Un constat et une question me viennent. En tant qu'ergothérapeute, notre c½ur de métier est l'humain en activité et notre intention principale, centrée sur la personne, est de l'aider à être la plus autonome/indépendante possible. A partir de ce constat, je me demande si le fait de pouvoir nommer et identifier tout ce qui a pu se jouer, de manière inconsciente, de manière métaphorique, de manière signifiante, c'est à dire du sens que la personne peut y trouver, est nécessaire ou pas pour des ergothérapeutes.

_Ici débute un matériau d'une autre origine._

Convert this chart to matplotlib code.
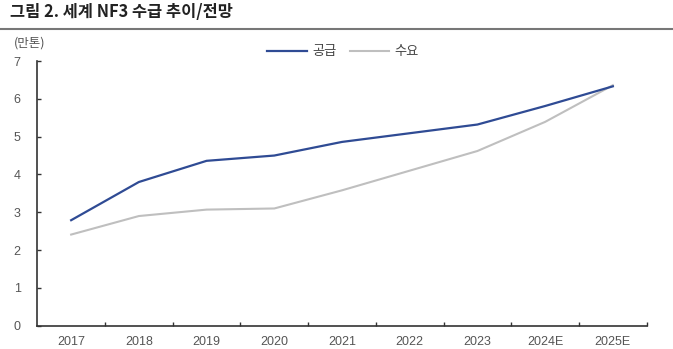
import matplotlib
matplotlib.use("Agg")
import matplotlib.pyplot as plt
from matplotlib.lines import Line2D

years = ["2017", "2018", "2019", "2020", "2021", "2022", "2023", "2024E", "2025E"]
supply = [2.79, 3.80, 4.36, 4.50, 4.86, 5.09, 5.32, 5.81, 6.33]
demand = [2.41, 2.90, 3.07, 3.10, 3.58, 4.10, 4.62, 5.39, 6.36]
series_names = ["공급", "수요"]
yticks = [0, 1, 2, 3, 4, 5, 6, 7]

W, H = 673, 349
fig = plt.figure(figsize=(W / 100, H / 100), dpi=100)
fig.patch.set_facecolor("white")

cjk = ["Noto Sans CJK KR", "DejaVu Sans"]
num_font = ["Liberation Sans", "DejaVu Sans"]

# plot area in pixel coordinates
left, right, top, bottom = 37.3, 646.7, 61.0, 325.7
ax = fig.add_axes([left / W, 1 - bottom / H, (right - left) / W, (bottom - top) / H])

x = list(range(len(years)))
ax.plot(x, demand, color="#BFBFBF", lw=1.5, solid_joinstyle="round", zorder=2)
ax.plot(x, supply, color="#2F4B94", lw=1.6, solid_joinstyle="round", zorder=3)

ax.set_xlim(-0.5, len(years) - 0.5)
ax.set_ylim(0, 7)

for s in ["top", "right"]:
    ax.spines[s].set_visible(False)
for s in ["left", "bottom"]:
    ax.spines[s].set_color("#333333")
    ax.spines[s].set_linewidth(1.2)

# y ticks
ax.set_yticks(yticks)
ax.set_yticklabels([str(v) for v in yticks], fontfamily=num_font, fontsize=9, color="#555555")
ax.tick_params(axis="y", direction="in", length=3, width=1, color="#333333", pad=12)

# x ticks: marks between categories, labels at category centres
ax.set_xticks([i + 0.5 for i in range(len(years))])
ax.set_xticklabels([])
ax.tick_params(axis="x", direction="in", length=3, width=1, color="#333333")
for i, lab in enumerate(years):
    ax.text(i, -0.28, lab, ha="center", va="top", fontfamily=num_font, fontsize=9,
            color="#555555", transform=ax.transData, clip_on=False)

# title and rule
fig.text(10 / W, 1 - 12.5 / H, "그림 2. 세계 NF3 수급 추이/전망", fontfamily=cjk, fontsize=11.8,
         fontweight="bold", color="#222222", ha="left", va="center")
fig.add_artist(Line2D([0, 1], [1 - 29 / H, 1 - 29 / H], transform=fig.transFigure,
                      color="#777777", lw=1.5))

# unit
fig.text(14 / W, 1 - 43 / H, "(만톤)", fontfamily=cjk, fontsize=9, color="#555555",
         ha="left", va="center")

# legend
handles = [Line2D([], [], color="#2F4B94", lw=1.6), Line2D([], [], color="#BFBFBF", lw=1.5)]
leg = fig.legend(handles, series_names, loc="center", bbox_to_anchor=(343 / W, 1 - 52 / H),
                 ncol=2, frameon=False, prop={"family": cjk, "size": 9.5},
                 handlelength=3.0, handletextpad=0.4, columnspacing=1.0)
for t in leg.get_texts():
    t.set_color("#444444")

fig.savefig("out.png", dpi=100, facecolor="white")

Ce constat, je ne suis pas la seule à le faire et bon nombre d'ergothérapeutes peuvent avoir envie de ne rien savoir de ce qui se trame ainsi dans les profondeurs inconscientes. C'est un choix légitime et respectable. En ce qui me concerne la réponse est clairement oui et mon choix d'orientation professionnelle et personnelle, a été de me donner les moyens de pouvoir lire, entendre et accompagner ces mouvements inconscients, qui sinon, pourraient rester insensés. Cet insensé qui peut nous conduire à ne pas comprendre ou supporter que l'autre n'ait pas l'amabilité de bien vouloir rester dans les chemins où, plein de bonne volonté, nous souhaitons le conduire.